When is a simulation test the right level of rigor?
A simulation test is the right choice when you want to validate team response and some real mechanics without touching production systems at all. The team enacts its response to a mock incident as if it were real — pagers go off, the incident commander runs the bridge, engineers pull up runbooks — and some actions may actually be performed in an isolated, non-production environment to confirm scripts and tooling work as written. This is meaningfully more realistic than a tabletop because it tests muscle memory and tooling, not just conversation, while keeping blast radius at zero. It's the appropriate tier for teams that have already run tabletop exercises successfully and want to know whether the on-call engineer can actually execute the runbook's exact commands under time pressure, not just describe them. It's also the right tier to run more frequently than the higher tiers, since the cost and coordination overhead are low enough to repeat quarterly rather than annually.
What does a parallel test prove that a simulation can't?
A parallel test proves that the recovery environment itself — the standby database, the failover region, the backup restore process — actually produces a working, functionally correct system, because it activates real recovery infrastructure while production keeps running live and serving customers. Unlike a simulation, which may only exercise scripts in an isolated sandbox, a parallel test stands up the genuine DR environment from real backups or replication streams and validates that the application behaves correctly there: data is consistent, integrations connect, and recovery time targets are achievable. Because production never stops serving traffic, customer risk stays at zero, which is why parallel testing is the workhorse tier in most mature DR programs — it's the first methodology that gives you evidence about the actual recovery environment rather than just the team's response, without accepting the risk of a real cutover.
When does it make sense to run a full interruption test?
A full interruption test makes sense when an organization needs proof — not an inference — that the real cutover path works, because it is the only methodology that deliberately shuts down production and lets the workload actually fail over to the recovery environment. Every other tier stops short of the moment that matters most: the instant DNS changes, connections drop, and the recovery system takes live traffic. That's also exactly why it carries the highest risk and cost, and why it demands the most preparation — a rollback plan, a defined maintenance window, and executive sign-off. Organizations with regulatory obligations tied to demonstrated recovery capability, or with recovery time objectives tight enough that an untested cutover would be unacceptable, are the ones for whom this tier earns its cost.
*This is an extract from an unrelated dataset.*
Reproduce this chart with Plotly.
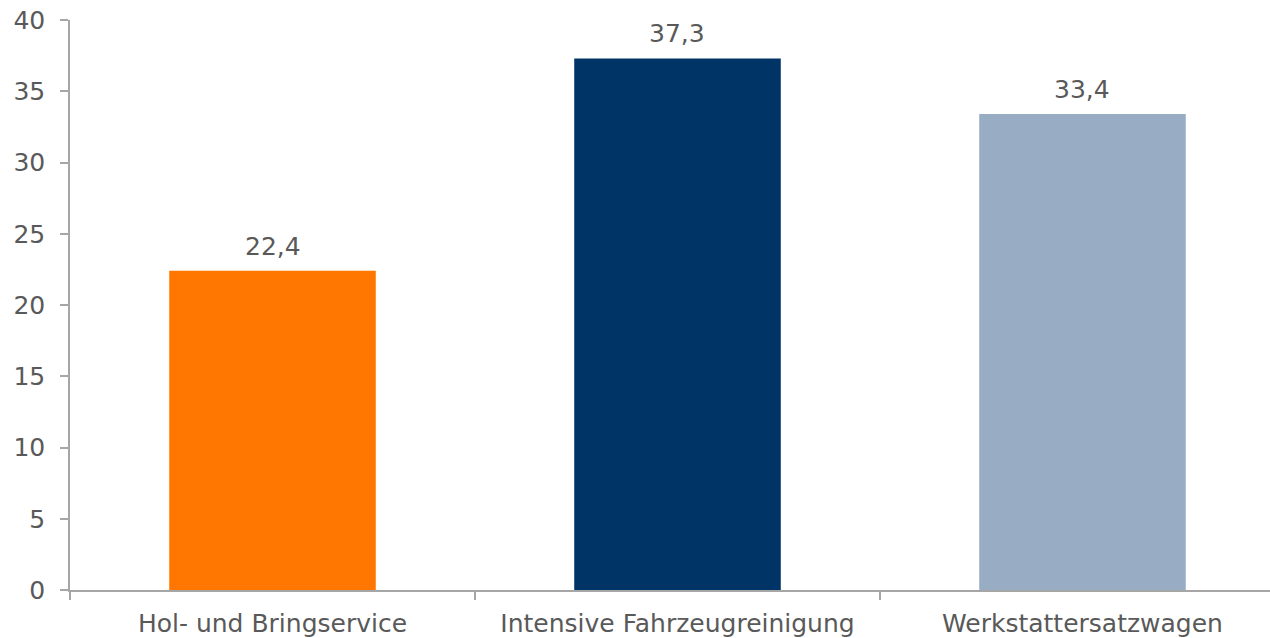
import plotly.graph_objects as go

categories = ["Hol- und Bringservice", "Intensive Fahrzeugreinigung", "Werkstattersatzwagen"]
values = [22.4, 37.3, 33.4]
colors = ["#FF7700", "#003366", "#98ADC4"]
y_ticks = [0, 5, 10, 15, 20, 25, 30, 35, 40]

FONT = "Verdana, DejaVu Sans, sans-serif"
TXT = "#595959"
AX = "#A6A6A6"
FS = 25

fig = go.Figure()
fig.add_trace(go.Bar(
    x=categories, y=values, marker=dict(color=colors, line=dict(width=0)),
    width=0.51, hoverinfo="skip",
))
for c, v in zip(categories, values):
    fig.add_annotation(x=c, y=v, text=f"{v:.1f}".replace(".", ","), showarrow=False,
                       yanchor="bottom", yshift=8, font=dict(family=FONT, size=FS, color=TXT))

fig.update_layout(
    width=1270, height=638,
    margin=dict(l=70, r=0, t=20, b=48),
    paper_bgcolor="white", plot_bgcolor="white",
    separators=",.",
    showlegend=False,
    font=dict(family=FONT, size=FS, color=TXT),
    bargap=0.49,
)
fig.update_xaxes(
    type="category", range=[-0.5, 2.463], tickson="boundaries",
    ticks="outside", ticklen=8, tickcolor=AX, tickwidth=1.5,
    showline=True, linecolor=AX, linewidth=1.5, showgrid=False, zeroline=False,
    ticklabelstandoff=10,
    tickfont=dict(family=FONT, size=FS, color=TXT),
)
fig.update_yaxes(
    range=[0, 40], tickvals=y_ticks, ticks="outside", ticklen=8, tickcolor=AX, tickwidth=1.5,
    showline=True, linecolor=AX, linewidth=1.5, showgrid=False, zeroline=False,
    ticklabelstandoff=10,
    tickfont=dict(family=FONT, size=FS, color=TXT),
)
fig.write_html("out.html", config={"displayModeBar": False},
               post_script="document.body.style.margin='0';")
For most systems, it's run rarely — annually or less — and only after parallel testing has repeatedly succeeded, since full interruption is where an untested assumption becomes an actual outage.
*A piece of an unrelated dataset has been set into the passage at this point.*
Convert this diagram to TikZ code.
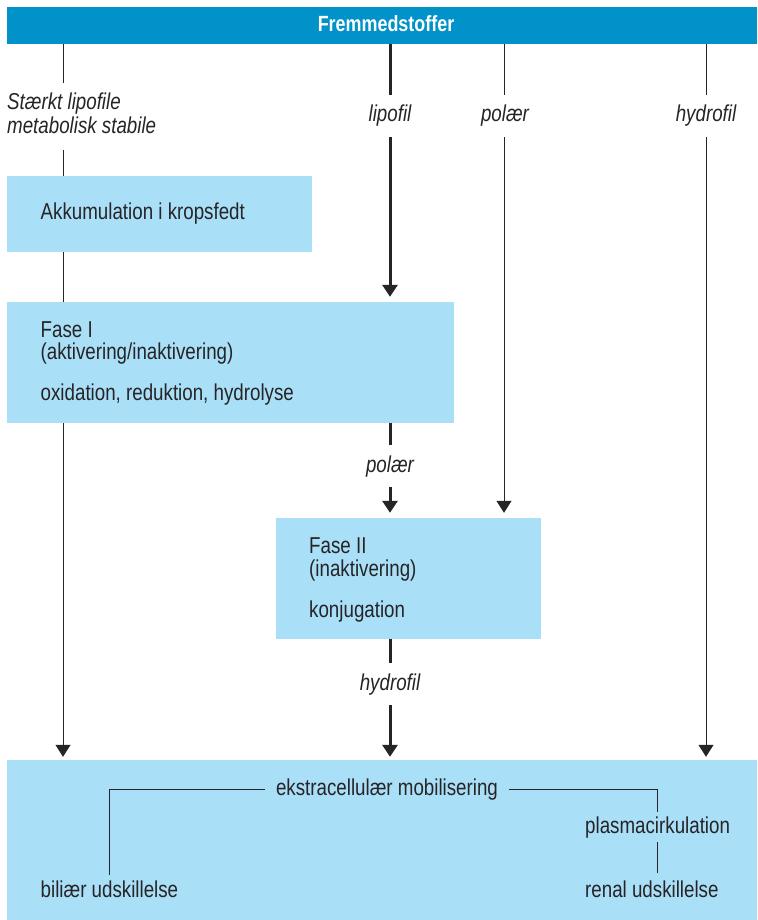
\documentclass[tikz,border=0pt]{standalone}
\usepackage{fontspec}
\setmainfont{Liberation Sans}[FakeStretch=0.815]
\usetikzlibrary{arrows.meta,calc}
\definecolor{barblue}{RGB}{0,146,200}
\definecolor{boxblue}{RGB}{170,223,248}
\definecolor{ink}{RGB}{38,36,38}
\begin{document}
\begin{tikzpicture}[x=1pt,y=-1pt,
  txt/.style={font=\fontsize{23}{27}\selectfont, text=ink, inner sep=0pt, anchor=base west},
  lab/.style={font=\fontsize{23}{27}\selectfont\itshape, text=ink, inner xsep=0pt, inner ysep=10.5pt, anchor=base},
  box/.style={fill=boxblue, draw=none, inner sep=0pt},
  thinln/.style={draw=ink, line width=1pt},
  thickln/.style={draw=ink, line width=3pt},
  tip/.style={-{Triangle[width=15pt,length=12pt]}, shorten >=5pt}
]
\useasboundingbox (0,0) rectangle (757,920);

% boxes
\node[fill=barblue, inner sep=0pt, minimum width=750pt, minimum height=37pt] (bar) at (382,25.5) {};
\node[anchor=base, font=\fontsize{22}{26}\selectfont\bfseries, text=white, inner sep=0pt] (title) at (386,32) {Fremmedstoffer};
\node[box, minimum width=305pt, minimum height=76pt] (box1) at (159.5,214) {};
\node[box, minimum width=447pt, minimum height=121pt] (box2) at (230.5,362.5) {};
\node[box, minimum width=265pt, minimum height=121pt] (box3) at (408.5,578.5) {};
\node[box, minimum width=750pt, minimum height=160pt] (box4) at (382,840) {};

% x positions of the flow lines
\coordinate (xL) at (63,0);
\coordinate (xM) at (390,0);
\coordinate (xP) at (504,0);
\coordinate (xH) at (706,0);

% labels
\node[lab, anchor=base west] (strong1) at (7,110) {Stærkt lipofile};
\node[lab, anchor=base west, inner ysep=16pt] (strong2) at (7,134) {metabolisk stabile};
\node[lab] (lipo) at (390,122) {lipofil};
\node[lab] (poltop) at (505,122) {polær};
\node[lab] (hydtop) at (706,122) {hydrofil};
\node[lab] (polmid) at (390,472) {polær};
\node[lab] (hydmid) at (390,690) {hydrofil};

% box texts
\node[txt] (t1) at (40.5,219.5) {Akkumulation i kropsfedt};
\node[txt] (t2a) at (40.5,337) {Fase I};
\node[txt] (t2b) at (40.5,359) {(aktivering/inaktivering)};
\node[txt] (t2c) at (40.5,400) {oxidation, reduktion, hydrolyse};
\node[txt] (t3a) at (309,553) {Fase II};
\node[txt] (t3b) at (309,576) {(inaktivering)};
\node[txt] (t3c) at (309,617) {konjugation};

\node[txt, anchor=base, inner xsep=11pt, inner ysep=3pt] (ek) at (387,795) {ekstracellulær mobilisering};
\node[txt, inner ysep=5.5pt] (bil) at (40.5,897) {biliær udskillelse};
\node[txt, inner ysep=4.5pt] (plasma) at (585,833) {plasmacirkulation};
\node[txt, inner ysep=7pt] (renal) at (585,897) {renal udskillelse};

% left thin line
\draw[thinln] (bar.south -| xL) -- (strong1.north -| xL);
\draw[thinln] (strong2.south -| xL) -- (box1.north -| xL);
\draw[thinln] (box1.south -| xL) -- (box2.north -| xL);
\draw[thinln, tip, shorten >=3pt] (box2.south -| xL) -- (box4.north -| xL);

% middle thick line
\draw[thickln] (bar.south -| xM) -- (lipo.north);
\draw[thickln, tip] (lipo.south) -- (box2.north -| xM);
\draw[thickln] (box2.south -| xM) -- (polmid.north);
\draw[thickln, tip] (polmid.south) -- (box3.north -| xM);
\draw[thickln] (box3.south -| xM) -- (hydmid.north);
\draw[thickln, tip, shorten >=3pt] (hydmid.south) -- (box4.north -| xM);

% polar thin line
\draw[thinln] (bar.south -| xP) -- (poltop.north -| xP);
\draw[thinln, tip] (poltop.south -| xP) -- (box3.north -| xP);

% hydrofil thin line
\draw[thinln] (bar.south -| xH) -- (hydtop.north);
\draw[thinln, tip, shorten >=3pt] (hydtop.south) -- (box4.north -| xH);

% bottom box connectors
\draw[thinln] (ek.west) -| (bil.north);
\draw[thinln] (ek.east) -| (plasma.north);
\draw[thinln] (plasma.south) -- (plasma.south |- renal.north);
\end{tikzpicture}
\end{document}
How should a team decide which tier to run, and how often?
The decision should scale with system impact and consequence of failure, which is precisely the model NIST SP 800-34 Rev. 1 uses: it recommends testing cadence and depth tied to how critical a system is, not a single blanket policy for every application. A low-impact internal tool might only need an annual tabletop exercise and a checklist review of its contact lists. A payment-processing system or a system underpinning a regulated service line justifies the full ascending sequence — tabletop, then simulation, then parallel, and periodically full interruption — because each lower tier de-risks the one above it. Skipping straight to full interruption without having proven the plan at lower tiers first is how a "test" turns into an actual incident. The Uptime Institute's finding that most severe outages trace to power and that a majority of human-error incidents come from staff deviating from procedure is a direct argument for this layered approach: procedure-following only holds up under real pressure if it's been rehearsed under conditions that approximate real pressure, at a tier appropriate to what's actually at stake.